For thousands of years, primordial people have been using clay for nearly everything.
Houses and bricks made from clay and mud, making pottery – it’s literally the mortar of civilization, excuse the pun.
Over the last few decades, clay has become something of a skin hero.
When you consider clay is free, purifying masks dotting expensive counters of many department stores is ironic.
Here at the Naked chemist, we love getting creative, and as your cleanest dirt advocate, we will hook you up with a few recipes to create your own perfect DIY clay mask.
Clay face mask recipes
- First, pour the water into a bowl and add the preservative.
- Next, sprinkle the clay into the mixture, letting the bulk of it absorb naturally.
- Once the clay has absorbed, add the other active ingredients such as hydrosols, essential oils, herbs, and preservatives.
- Mix everything together, put your formula in a container, and you are good to go.
Before you begin, you may want to read the article “Homemade face masks“, this will help you familiarise you with the types of clay used in a face mask.
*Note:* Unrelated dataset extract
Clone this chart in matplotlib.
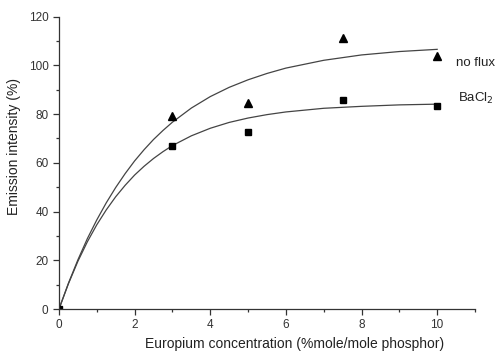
import matplotlib.pyplot as plt

plt.rcParams['font.family'] = ['Liberation Sans', 'DejaVu Sans']

# measured points
conc = [0, 3, 5, 7.5, 10]
no_flux = [0, 79.4, 84.5, 111.4, 104.0]
bacl2 = [0, 67.0, 72.7, 86.0, 83.3]

# fitted curves
curve_x = [0, 0.25, 0.5, 0.75, 1, 1.25, 1.5, 1.75, 2, 2.25, 2.5, 2.75, 3,
           3.5, 4, 4.5, 5, 5.5, 6, 7, 8, 9, 10]
curve_no_flux = [0, 10.6, 20.2, 28.9, 36.6, 43.6, 49.9, 55.6, 60.8, 65.4,
                 69.6, 73.3, 76.7, 82.5, 87.2, 91.0, 94.1, 96.7, 98.9,
                 102.1, 104.3, 105.7, 106.6]
curve_bacl2 = [0, 10.4, 19.6, 27.6, 34.6, 40.7, 46.1, 50.8, 55.0, 58.6,
               61.8, 64.6, 67.1, 71.1, 74.2, 76.6, 78.4, 79.8, 80.9,
               82.4, 83.2, 83.8, 84.1]

fig = plt.figure(figsize=(4.97, 3.53), dpi=100)
ax = fig.add_axes([0.1187, 0.1246, 0.8370, 0.8281])

ax.plot(curve_x, curve_no_flux, color='#444444', lw=0.9)
ax.plot(curve_x, curve_bacl2, color='#444444', lw=0.9)
ax.plot(conc, no_flux, '^', color='black', ms=5.5)
ax.plot(conc, bacl2, 's', color='black', ms=4.5)

ax.text(10.5, 101, 'no flux', fontsize=9.5, color='#222222', va='center')
ax.text(10.55, 86.5, 'BaCl$_2$', fontsize=9.5, color='#222222', va='center')

ax.set_xlim(0, 11)
ax.set_ylim(0, 120)
ax.set_xticks([0, 2, 4, 6, 8, 10])
ax.set_xticks([1, 3, 5, 7, 9, 11], minor=True)
ax.set_yticks(range(0, 121, 20))
ax.set_yticks(range(10, 120, 20), minor=True)
ax.spines['top'].set_visible(False)
ax.spines['right'].set_visible(False)
for s in ['left', 'bottom']:
    ax.spines[s].set_color('#333333')
    ax.spines[s].set_linewidth(0.9)
ax.tick_params(which='major', direction='out', length=4, width=0.9,
               colors='#333333', labelsize=8.5, labelcolor='#333333')
ax.tick_params(which='minor', direction='out', length=2.5, width=0.9,
               colors='#333333')

ax.set_xlabel('Europium concentration (%mole/mole phosphor)', fontsize=10,
              color='#222222')
ax.set_ylabel('Emission intensity (%)', fontsize=10, color='#222222')
ax.xaxis.set_label_coords(0.567, -0.095)
ax.yaxis.set_label_coords(-0.092, 0.555)

fig.savefig('out.png', dpi=100)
Drawing the face mask for oily skin
10ml Witch hazel
50g French green clay
1 ml Preservative
4ml D Panthenol
2 Drops Rosemary
2 drops Lemon myrtle essential oil
Cleansing face mask
10 ml Lavender hydrosol
40 ml Springwater
40 g Kaolin mask
10g Fullers earth clay
1 ml Preservative
2 drops Tea tree essential oil
2 drops Manuka essential oil
This is a great mask if you are suffering from combination or oily skin conditions.
Tea tree and Manuka work in synergy as antibacterial and antimicrobials, helping to slow down the over-production of oil in the sebaceous glands, keeping bad bacteria and oily shine at bay.
Nourishing face mask
30ml Rose Hydrosol
50g Pink clay
1.5 ml Preservative
3ml Apricot kernel oil
3 drops Geranium essential oil
1 Tbsp Aloe vera concentrate
If you have dry, dull, dehydrated skin that lacks lustre, then this is the face mask for you.
Rose hydrosol and pink clay are perfect for calm, sensitised skin, whilst hydrating aloe vera gets to work moisturising parched skin.
Not all homemade face masks will turn out the same, so it is important to note that different types of clays absorb different liquids quantities.
These masks should only be used at home for personal use; we say this because clay is a tricky ingredient to formulate with.
In a commercial setting, clay is sterilised before it is used; because clay carries the risk of introducing bacteria into a formula that makes sense, especially when you think you’re using organic material and clay is the perfect environment for organisms and microbes to banquet on.
The bottom line. Yes, clay does have many wonderful benefits; however, avoid introducing ingredients into your formula that degrades quickly. This will encourage dangerous microbes and fungi that aren’t visible to the naked eye.